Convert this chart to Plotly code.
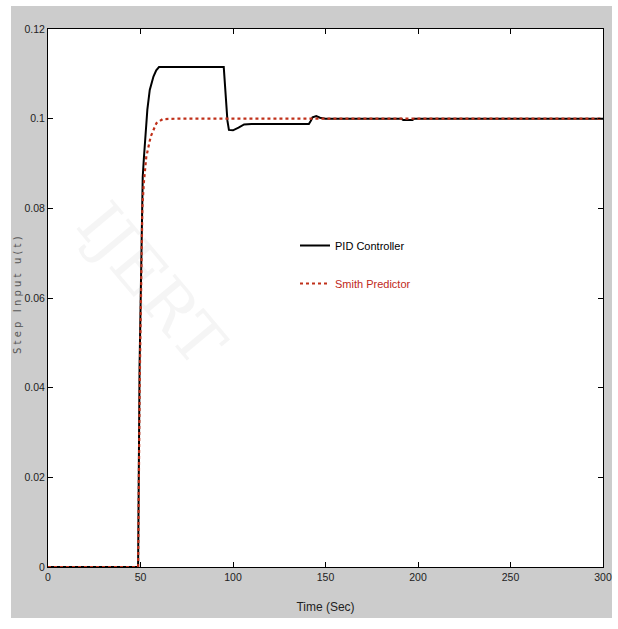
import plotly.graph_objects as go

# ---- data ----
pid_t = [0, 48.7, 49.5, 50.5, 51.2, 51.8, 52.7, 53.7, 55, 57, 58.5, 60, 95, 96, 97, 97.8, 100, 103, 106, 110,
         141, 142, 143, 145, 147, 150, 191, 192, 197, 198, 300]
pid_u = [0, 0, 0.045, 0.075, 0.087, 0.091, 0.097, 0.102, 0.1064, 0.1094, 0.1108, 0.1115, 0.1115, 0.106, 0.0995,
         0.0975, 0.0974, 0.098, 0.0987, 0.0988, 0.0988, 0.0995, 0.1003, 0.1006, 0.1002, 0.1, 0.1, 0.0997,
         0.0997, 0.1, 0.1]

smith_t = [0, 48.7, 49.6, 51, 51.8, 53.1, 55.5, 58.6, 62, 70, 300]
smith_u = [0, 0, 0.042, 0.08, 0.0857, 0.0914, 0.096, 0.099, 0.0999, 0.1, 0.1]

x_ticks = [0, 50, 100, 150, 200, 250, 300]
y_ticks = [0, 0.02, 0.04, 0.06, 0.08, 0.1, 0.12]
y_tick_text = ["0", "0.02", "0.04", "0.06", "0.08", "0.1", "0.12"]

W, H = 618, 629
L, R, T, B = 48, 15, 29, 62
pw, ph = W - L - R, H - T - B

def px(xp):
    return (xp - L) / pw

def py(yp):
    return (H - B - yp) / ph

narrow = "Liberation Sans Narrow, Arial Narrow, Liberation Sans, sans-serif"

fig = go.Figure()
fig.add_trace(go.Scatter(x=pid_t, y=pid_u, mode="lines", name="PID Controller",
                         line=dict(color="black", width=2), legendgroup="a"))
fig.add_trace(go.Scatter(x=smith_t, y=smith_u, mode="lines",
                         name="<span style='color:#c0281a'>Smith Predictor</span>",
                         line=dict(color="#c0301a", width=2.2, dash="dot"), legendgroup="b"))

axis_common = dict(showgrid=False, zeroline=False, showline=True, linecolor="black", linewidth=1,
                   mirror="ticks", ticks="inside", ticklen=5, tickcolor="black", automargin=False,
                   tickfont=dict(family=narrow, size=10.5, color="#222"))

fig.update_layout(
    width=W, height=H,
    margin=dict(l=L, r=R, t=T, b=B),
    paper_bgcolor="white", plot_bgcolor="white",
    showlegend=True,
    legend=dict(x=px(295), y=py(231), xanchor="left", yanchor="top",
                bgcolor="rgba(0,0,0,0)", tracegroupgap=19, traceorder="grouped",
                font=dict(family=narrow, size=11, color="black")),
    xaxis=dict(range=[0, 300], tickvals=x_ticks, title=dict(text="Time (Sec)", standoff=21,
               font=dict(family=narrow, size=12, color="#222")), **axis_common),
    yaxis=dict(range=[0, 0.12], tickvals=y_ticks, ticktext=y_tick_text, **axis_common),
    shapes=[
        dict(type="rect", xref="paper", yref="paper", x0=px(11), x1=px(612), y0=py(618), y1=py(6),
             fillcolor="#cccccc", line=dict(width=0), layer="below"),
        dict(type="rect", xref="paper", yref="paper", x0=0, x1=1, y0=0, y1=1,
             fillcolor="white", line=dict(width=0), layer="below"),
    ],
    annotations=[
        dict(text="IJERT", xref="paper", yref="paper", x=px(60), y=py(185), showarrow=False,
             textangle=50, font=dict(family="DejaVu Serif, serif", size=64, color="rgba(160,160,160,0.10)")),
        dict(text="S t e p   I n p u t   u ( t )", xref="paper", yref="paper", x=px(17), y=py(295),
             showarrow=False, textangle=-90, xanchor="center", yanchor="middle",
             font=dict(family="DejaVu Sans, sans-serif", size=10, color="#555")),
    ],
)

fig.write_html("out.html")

• • • •

#### [Required work]
Repeat, exactly and in full, each line from the start of the data to the line that contains "import plotly.graph_objects as go". Pictures do not go in.

#### [Worked answer]
Convert this chart to Plotly code.
import plotly.graph_objects as go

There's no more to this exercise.